OHDSI / Athena

Web application for distributing and browsing the Standardized Vocabularies for all instances of an OMOP CDM
59 stars 20 forks source link

CPT4 ULMS API process causing insertion of carriage returns in "CONCEPT.csv" #333

Open odikia opened 1 year ago

odikia commented 1 year ago

I'm presently having to clean the final concept.csv prior to insertion into a postgres database following the insertion of CPT4 codes via the cpt.bat process that is described upon downloading the vocabulary from Athena.

PostgreSQL (run in psql CLI, ):

\copy omop.concept FROM '\path\to\modified\concept.csv' WITH (FORMAT CSV, DELIMITER E'\t', QUOTE E'\b', ENCODING 'UTF8', HEADER TRUE)

Query returns:

ERROR: unquoted carriage return found in data HINT: Use quoted CSV field to represent carriage return.

System and File information

Included datafile with 4 error examples: See attached. Note that ULMS CPT4 codes being pulled down requires a license. I provide 4 error examples with Concept name and Concept code redacted so as to ensure that I haven't created any kind of license infringements by providing this document.
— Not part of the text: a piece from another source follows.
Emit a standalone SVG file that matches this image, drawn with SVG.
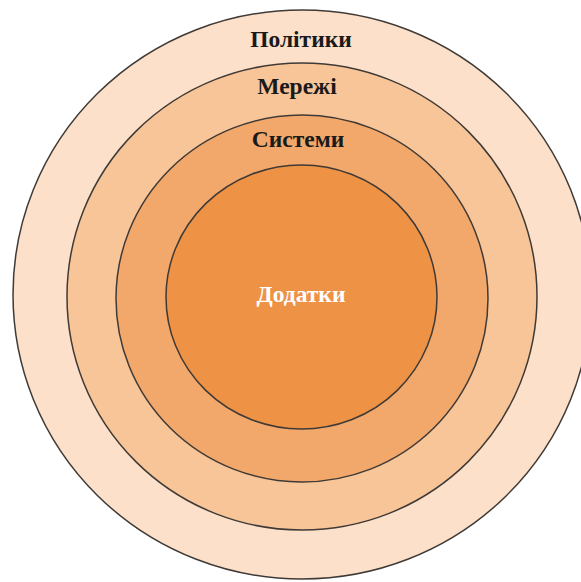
<svg xmlns="http://www.w3.org/2000/svg" width="581" height="582" viewBox="0 0 581 582">
<style>
.ring{stroke:#3f3a36;stroke-width:1.5}
.lbl{font-family:"Liberation Serif","Times New Roman",serif;font-weight:bold;font-size:23.5px;text-anchor:middle;fill:#1a1a1a}
</style>
<rect width="581" height="582" fill="#ffffff"/>
<g id="node-politics">
<ellipse class="ring" cx="302" cy="294.5" rx="289" ry="284.5" fill="#fce0c9"/>
<text class="lbl" x="301" y="47">Політики</text>
</g>
<g id="node-networks">
<ellipse class="ring" cx="302" cy="296.5" rx="235" ry="233.5" fill="#f8c598"/>
<text class="lbl" x="297" y="94">Мережі</text>
</g>
<g id="node-systems">
<ellipse class="ring" cx="302" cy="298.5" rx="186" ry="183.5" fill="#f2a86b"/>
<text class="lbl" x="298" y="147">Системи</text>
</g>
<g id="node-apps">
<ellipse class="ring" cx="301.5" cy="297" rx="135.5" ry="132" fill="#ee9246"/>
<text class="lbl" x="301" y="302" style="fill:#ffffff">Додатки</text>
</g>
<g id="connectors"></g>
</svg>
The OMOP information provided by Odysseus, including Concept_ID's, remain.

OMOP Vocabulary version: v5.0 23-JAN-23

Java info: Version 8 Update 361 (build 1.8.0_361-b09)

Target Database version: PostgreSQL 14.4 on x86_64-pc-linux-gnu, compiled by gcc (GCC) 7.3.1 20180712 (Red Hat 7.3.1-12), 64-bit

System info: Processor 12th Gen Intel(R) Core(TM) i7-1270P 2.20 GHz Installed RAM 32.0 GB (31.4 GB usable) System type 64-bit operating system, x64-based processor

Windows Info: Edition Windows 10 Enterprise Version 21H2 Installed on ‎7/‎20/‎2022 OS build 19044.2846 Experience Windows Feature Experience Pack 120.2212.4190.0

CONCEPT_first_4_cpt4_errors.csv

mik-ohdsi commented 1 year ago

@odikia - Daniel, this is odd... let me double check if we have changed anything recently about the cpt4.jar.

mik-ohdsi commented 1 year ago

@odikia - looks as if we have been doing this for a while now. I can confirm that it seems that all rows for CPT4 in the concept.csv after reconstitution end with a CRLF instead of only a LF. Did you always update your vocabularies in the same way and if so, when was the last time that you were able to do so without an error?